The Assad regime went out of its way to prove this point in the immediate aftermath of the earthquakes. Residential neighbourhoods in the opposition-held territory were shelled on the afternoon of February 6, just hours after the second catastrophic tremor. Artillery and rocket barrages occurred at random throughout the following days and weeks, killing and maiming civilians while endangering rescue workers. Their constant fear of an extremely strong, unpredictable aftershock was compounded by the similar dread of wondering when an explosive projectile might randomly land near or right on top of them.


Northwest Syria was already experiencing a humanitarian crisis prior to the February earthquakes. Opposition-held Idlib is home to more than three million people, two-thirds of whom fled from other parts of the country when Iranian and Russian military intervention enabled the Assad regime to recapture swaths of lost territory. Camps for internally displaced people have swollen to the size of small cities where meeting one’s basic needs is a daily challenge. Tents frequently catch on fire while people try to stay warm during the winter, causing injuries and deaths—overlooked civilian casualties of the conflict in Syria.

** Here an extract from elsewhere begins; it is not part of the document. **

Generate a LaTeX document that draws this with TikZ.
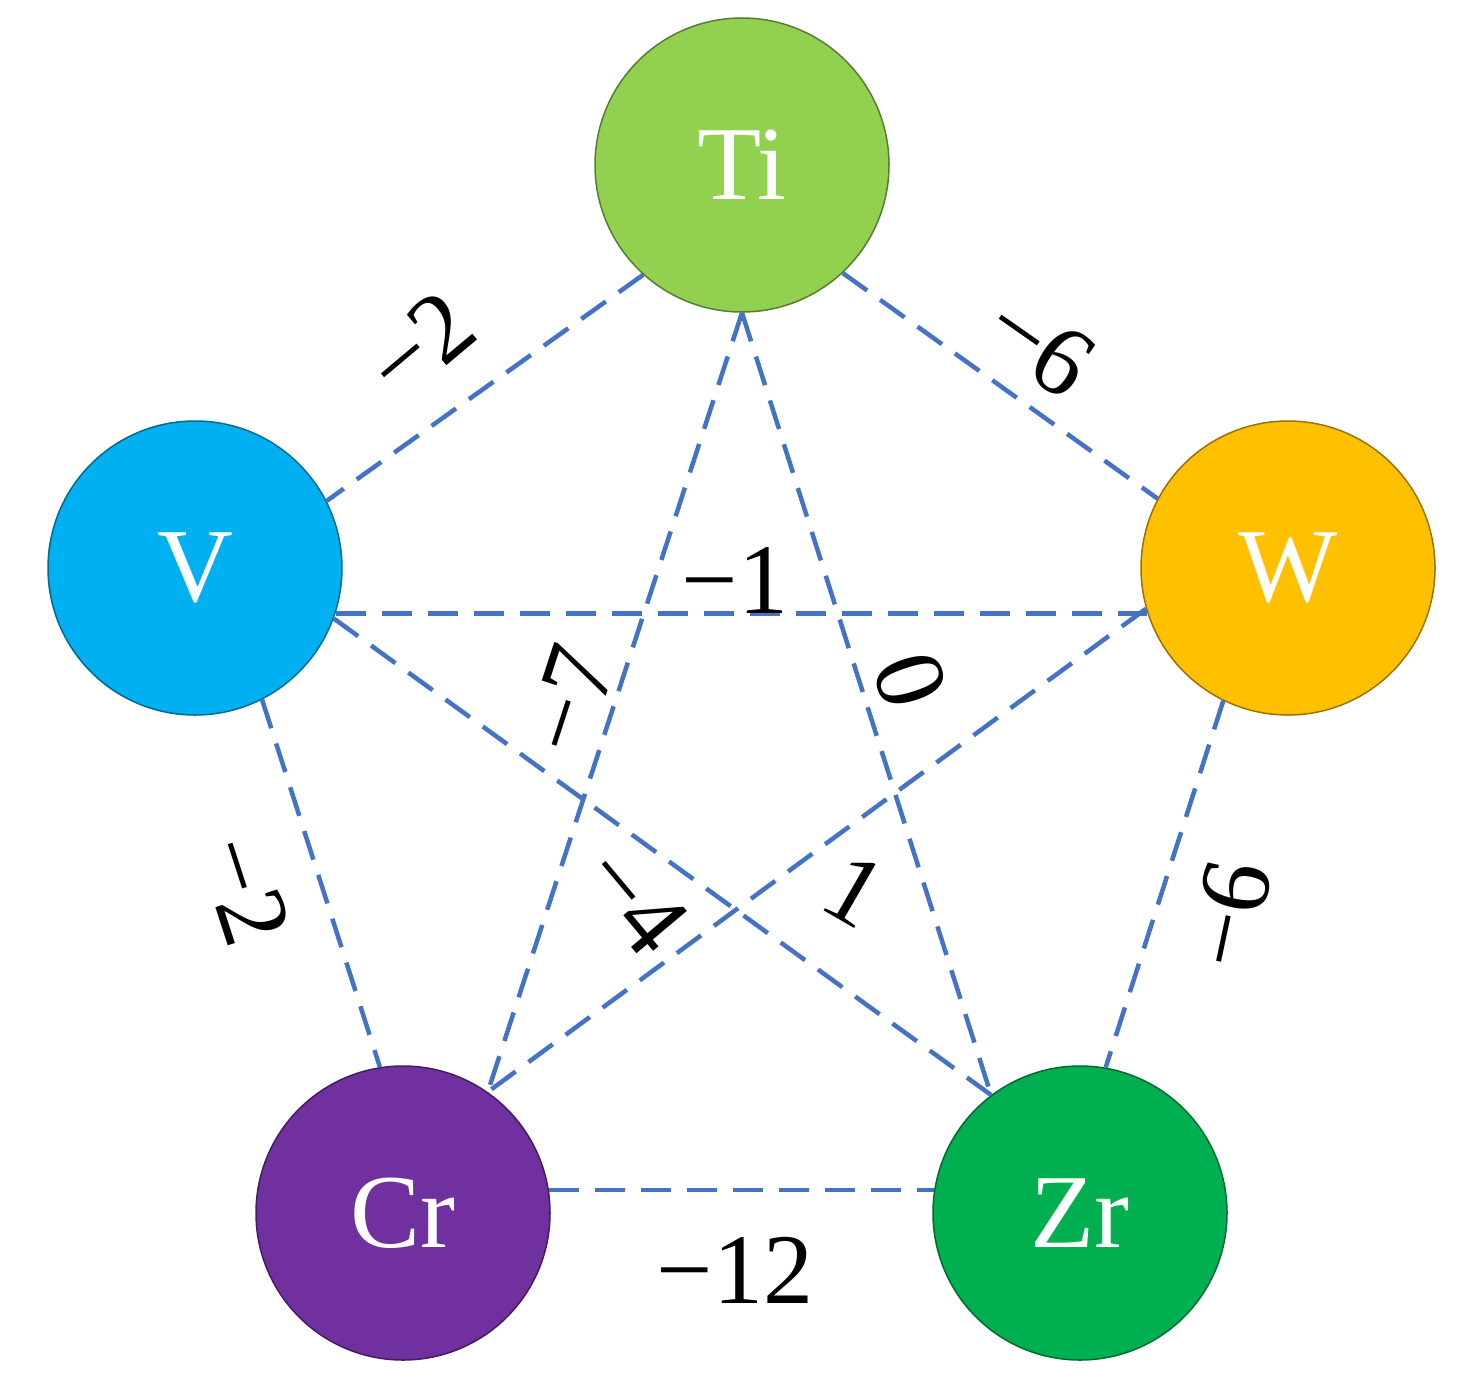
\documentclass[tikz,border=0pt]{standalone}
\usepackage{fontspec}
\setmainfont{Liberation Serif}
\definecolor{cTi}{HTML}{92D050}
\definecolor{cV}{HTML}{00B0F0}
\definecolor{cW}{HTML}{FFC000}
\definecolor{cCr}{HTML}{7030A0}
\definecolor{cZr}{HTML}{00B050}
\definecolor{edge}{HTML}{4472C4}
\begin{document}
\begin{tikzpicture}[x=1pt,y=-1pt,
  elem/.style={circle,minimum size=294pt,inner sep=0pt,line width=1.5pt,text=white,font=\fontsize{105}{105}\selectfont},
  link/.style={edge,line width=4.5pt,dash pattern=on 30pt off 16pt},
  lab/.style={font=\fontsize{100}{100}\selectfont,inner sep=0pt}]
\useasboundingbox (0,0) rectangle (1471,1397);
\node[elem,fill=cTi,draw=cTi!60!black] (Ti) at (742,165) {Ti};
\node[elem,fill=cV,draw=cV!60!black] (V) at (195,568) {V};
\node[elem,fill=cW,draw=cW!60!black] (W) at (1288,568) {W};
\node[elem,fill=cCr,draw=cCr!60!black] (Cr) at (403,1213) {Cr};
\node[elem,fill=cZr,draw=cZr!60!black] (Zr) at (1080,1213) {Zr};
\draw[link] (Ti.228) -- (V.27);
\draw[link] (Ti.-47.5) -- (W.152);
\draw[link] (V.-18) -- (W.198.5);
\draw[link] (V.-20) -- (Zr.127);
\draw[link] (W.196) -- (Cr.55);
\draw[link] (Ti.south) -- (Cr.55);
\draw[link] (Ti.south) -- (Zr.127);
\draw[link] (V.-63) -- (Cr.99);
\draw[link] (W.244) -- (Zr.80);
\draw[link] (Cr.9) -- (Zr.171);
\node[lab,rotate=40] (l1) at (420,345) {−2};
\node[lab,rotate=-35] (l2) at (1040,345) {−6};
\node[lab] (l3) at (735,580) {−1};
\node[lab,rotate=72] (l4) at (570,700) {−7};
\node[lab,rotate=-72] (l5) at (910,680) {0};
\node[lab,rotate=-50] (l6) at (635,900) {−4};
\node[lab,rotate=-30] (l7) at (855,890) {1};
\node[lab,rotate=-72] (l8) at (245,890) {−2};
\node[lab,rotate=78] (l9) at (1230,915) {−6};
\node[lab] (l10) at (735,1270) {−12};
\end{tikzpicture}
\end{document}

Living conditions across the country have plummeted, not only due to war but also economic collapse. Infrastructure that randomly avoided destruction has been deteriorating for years, making it harder than ever to provide Syrians with food, clean water, electricity, and medicine. COVID-19 found a uniquely vulnerable population when it spread to Syria, a situation exacerbated by a cholera outbreak that started last year when contaminated water was used to irrigate crops.


All of this put together, along with the earthquakes, have resulted in a mosaic of different crises making life harder for Syrians just trying to survive each day.